We should not forget that the current head of Iran's judiciary, Mostafa Pourmohammadi, is accused of being one of the men responsible for the massacre of thousands of Iranian political prisoners in Iran in the summer of 1988. His predecessor, Sadeq Larijani was put on the EU sanctions list for bearing responsibility for systematic human rights abuses and signing off sentences that included floggings, amputations, the dripping of acid into the eyes of the convicted, stoning, executions by suspension strangulation, the execution of juveniles and public executions where prisoners were hung from bridges in front of crowds of thousands.

Yet Iranian officials claim Iran is one of the world's most democratic countries and that is respects its citizens basic human rights, while at the same time they refuse to permit the UN Special Rapporteur for Human Rights in Iran, Dr Ahmed Shaheed to visit the country to assess the situation of human rights in Iran in accordance with his mandate.

Therefore we who enjoy freedom of speech and societies based on the rule of law and democratic principles should be more vocal and step forward to support the Iranian people in their endeavours to have the same rights that we take for granted in the West.

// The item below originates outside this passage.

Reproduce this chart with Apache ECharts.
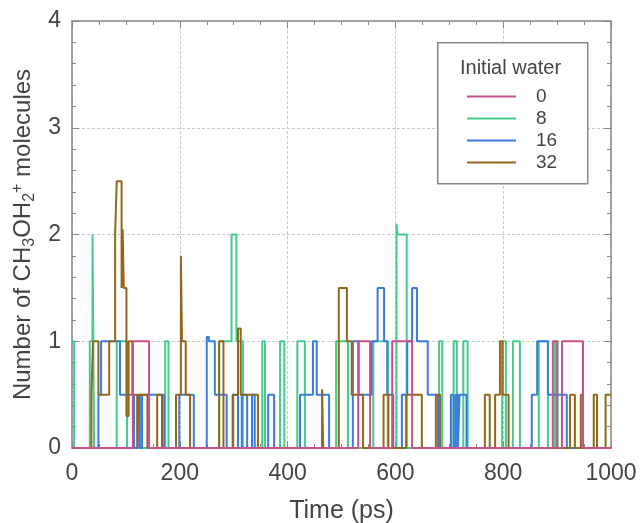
<!DOCTYPE html>
<html>
<head>
<meta charset="utf-8">
<script src="https://cdn.jsdelivr.net/npm/echarts@6/dist/echarts.min.js"></script>
<style>html,body{margin:0;padding:0;background:#fff;}#c{width:640px;height:523px;}</style>
</head>
<body>
<div id="c"></div>
<script>
// Step-series data: time (ps) where the value changes, and the value held from then on
const seriesNames = ['0', '8', '16', '32'];
const times0  = [0, 113, 143, 531, 553, 594, 631, 892, 900, 909, 948, 1000];
const values0 = [0, 1, 0, 1, 0, 1, 0, 1, 0, 1, 0, 0];
const times8  = [0, 4, 33, 38, 41, 83, 102, 173, 179, 273, 296, 305, 317, 353, 358, 386, 394, 418, 432, 490, 512, 559, 586, 602, 604, 621, 681, 687, 708, 714, 726, 734, 798, 805, 818, 831, 866, 883, 896, 901, 1000];
const values8 = [1, 0, 1, 2, 0, 1, 0, 1, 0, 1, 2, 1, 0, 1, 0, 1, 0, 1, 0, 1, 0, 1, 0, 2.1, 2, 0, 1, 0, 1, 0, 1, 0, 1, 0, 1, 0, 1, 0, 1, 0, 0];
const times16  = [0, 49, 54, 89, 115, 122, 126, 130, 171, 199, 226, 250, 254, 265, 287, 298, 308, 315, 325, 334, 339, 364, 375, 423, 447, 454, 477, 521, 532, 556, 567, 579, 585, 596, 612, 622, 631, 640, 660, 679, 703, 708, 712, 716, 719, 732, 853, 863, 883, 918, 1000];
const values16 = [0, 0.5, 1, 0.5, 0, 0.5, 0, 0.5, 0, 0.5, 0, 1.04, 1, 0.5, 0, 0.5, 0, 0.5, 0, 0.5, 0, 0.5, 0, 0.5, 1, 0.5, 0, 1, 0.5, 1, 1.5, 1, 0.5, 0, 0.5, 1, 1.5, 1, 0.5, 0, 0.5, 0, 0.5, 0, 0.5, 0, 0.5, 1, 0.5, 0, 0];
const times32  = [0, 36, 39, 49, 69, 80, 83, 92, 94, 96, 101, 105, 112, 121, 124, 140, 158, 167, 193, 202, 204, 211, 219, 273, 281, 299, 308, 313, 345, 464, 466, 495, 510, 519, 540, 578, 587, 620, 649, 675, 683, 766, 775, 785, 794, 799, 810, 924, 933, 944, 948, 968, 974, 990, 1000];
const values32 = [0, 0.5, 1, 0.5, 1, 2, 2.5, 1.5, 2.05, 1.5, 0.3, 1, 0.5, 0, 0.5, 0, 0.5, 0, 0.5, 1.8, 1, 0.5, 0, 1, 0, 0.5, 1.12, 0.5, 0, 0.55, 0, 1.5, 1, 0.5, 0, 0.5, 0, 0.5, 0, 0.5, 0, 0.5, 0, 0.5, 1, 0.5, 0, 0.5, 0, 0.5, 0, 0.5, 0, 0.5, 0.5];
const xTicks = [0, 200, 400, 600, 800, 1000];
const yTicks = [0, 1, 2, 3, 4];

const colors = ['#c9508b', '#45cc8c', '#3a7be0', '#93671b'];
const allTimes = [times0, times8, times16, times32];
const allValues = [values0, values8, values16, values32];
const zs = [6, 3, 4, 5];

const FONT = '"Liberation Sans", Arial, Helvetica, sans-serif';
const axisColor = '#888';

const chart = echarts.init(document.getElementById('c'), null, {renderer: 'canvas'});

const series = seriesNames.map((n, i) => ({
  name: n,
  type: 'line',
  step: 'end',
  symbol: 'none',
  z: zs[i],
  lineStyle: {color: colors[i], width: 2},
  itemStyle: {color: colors[i]},
  data: allTimes[i].map((t, k) => [t, allValues[i][k]])
}));

const baseX = {
  type: 'value', min: xTicks[0], max: xTicks[xTicks.length - 1], interval: 200,
  axisLine: {show: true, onZero: false, lineStyle: {color: axisColor, width: 1.5}},
  axisTick: {show: true, inside: true, length: 7, lineStyle: {color: axisColor, width: 1}},
  minorTick: {show: true, splitNumber: 4, length: 4, lineStyle: {color: axisColor, width: 1}},
};
const baseY = {
  type: 'value', min: yTicks[0], max: yTicks[yTicks.length - 1], interval: 1,
  axisLine: {show: true, onZero: false, lineStyle: {color: axisColor, width: 1.5}},
  axisTick: {show: true, inside: true, length: 7, lineStyle: {color: axisColor, width: 1}},
  minorTick: {show: true, splitNumber: 5, length: 4, lineStyle: {color: axisColor, width: 1}},
};

const option = {
  animation: false,
  backgroundColor: '#fff',
  textStyle: {fontFamily: FONT},
  grid: {left: 72, right: 29, top: 21, bottom: 75, containLabel: false, outerBoundsMode: 'none'},
  xAxis: [
    Object.assign({}, baseX, {
      position: 'bottom',
      name: 'Time (ps)', nameLocation: 'middle', nameGap: 51,
      nameTextStyle: {fontSize: 25, color: '#444', fontFamily: FONT},
      axisLabel: {show: true, margin: 14, fontSize: 23, color: '#444', fontFamily: FONT,
                  formatter: v => String(v)},
      splitLine: {show: true, lineStyle: {color: '#c8c8c8', type: [3, 2], width: 1}}
    }),
    Object.assign({}, baseX, {
      position: 'top',
      axisLabel: {show: false},
      splitLine: {show: false}
    })
  ],
  yAxis: [
    Object.assign({}, baseY, {
      position: 'left',
      name: '{n|Number of CH}{sub|3}{n|OH}{sub|2}{sup|+}{n| molecules}',
      nameLocation: 'middle', nameGap: 27, nameRotate: 90,
      nameTextStyle: {
        fontSize: 24, color: '#444', fontFamily: FONT,
        rich: {
          n: {fontSize: 24, color: '#444', fontFamily: FONT, lineHeight: 28},
          sub: {fontSize: 16, color: '#444', fontFamily: FONT, verticalAlign: 'bottom', lineHeight: 28},
          sup: {fontSize: 16, color: '#444', fontFamily: FONT, verticalAlign: 'top', lineHeight: 28}
        }
      },
      axisLabel: {show: true, margin: 11, fontSize: 23, color: '#444', fontFamily: FONT},
      splitLine: {show: true, lineStyle: {color: '#c8c8c8', type: [3, 2], width: 1}}
    }),
    Object.assign({}, baseY, {
      position: 'right',
      axisLabel: {show: false},
      splitLine: {show: false}
    })
  ],
  legend: {
    orient: 'vertical',
    left: 467, top: 87,
    padding: 0,
    itemWidth: 49, itemHeight: 14, itemGap: 3,
    icon: 'path://M0,6 L49,6 L49,8 L0,8 Z',
    data: seriesNames,
    textStyle: {fontSize: 19, color: '#444', fontFamily: FONT, padding: [0, 0, 0, 15]},
    z: 10
  },
  graphic: [
    {type: 'rect', left: 437, top: 42, z: 9,
     shape: {width: 150, height: 141},
     style: {fill: '#fff', stroke: '#888', lineWidth: 1.5}},
    {type: 'text', z: 10,
     left: 460, top: 58,
     style: {text: 'Initial water', fontSize: 20, fill: '#444', fontFamily: FONT}}
  ],
  series: series
};
chart.setOption(option);
</script>
</body>
</html>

It is of paramount importance that western governments and diplomats do not allow the oppressors in Iran to represent themselves as the legitimate representatives of the Iranian people. We should not forget that since the Iranian revolution, the Iranian regime has been condemned for its serious and systematic human rights violations in a combined total of over 50 resolutions in the General Assembly and the UN Human Rights Council.

But above all, this new bill shows the new Iranian President is not a moderate. It further shows the threat from Iran is not limited to its hard line pursuit of nuclear weapons. Despite Rouhani's latest charm offensive in New York as the voice for moderation in Iran and his attempt to address international concern about the country's nuclear programme, the number of executions in Iran (many in public) has risen by the day.

The west should therefore embrace and support an alternative that offers a solution to all threats that are posed by the current Iranian regime, from its domestic human rights abuses to support for terrorism to its quest for nuclear weapons capability. Such a solution exists and is stipulated in the ten-point plan for a future Iran presented by the President-elect of the National Council of Resistance of Iran (NCRI), Mrs Maryam Rajavi. This plan elaborates on the vision for a future Iran that is free, democratic and secular. An Iran that is committed to the Universal Declaration of Human Rights, participation of women in every aspect of the political, social and economic arena and the abolition of the death penalty. An Iran that is the force for good and peace in the Middle East and not one that pursues weapons of mass destruction and nuclear weapons.

That is why I and my colleagues in the British Parliamentary Committee for Iran Freedom support Mrs Maryam Rajavi's ten-point plan and the NCRI's quest for implementing these changes in Iran. As Mrs Rajavi said in her speech to a gathering of Iranian exiles in Paris following the deceleration of Rouhani as the new President in Iran, “In the absence of freedom of expression and human rights, without releasing political prisoners and recognizing freedom of political parties, without ending the aggressions of the regime in Syria and Iraq and without completely stopping the nuclear weapons program, nothing will change in Iran.”

Empowering and supporting the Iranian Resistance that is the sole regional opposition movement that is led by women, who are the prime victims of the current Iranian regime, represents the most viable and sustainable solution to prevent this appalling new bill.

Baroness Turner of Camden was Deputy Speaker of the British House of Lords until 2008 and she is currently a leading member of the British Parliamentary Committee for Iran Freedom.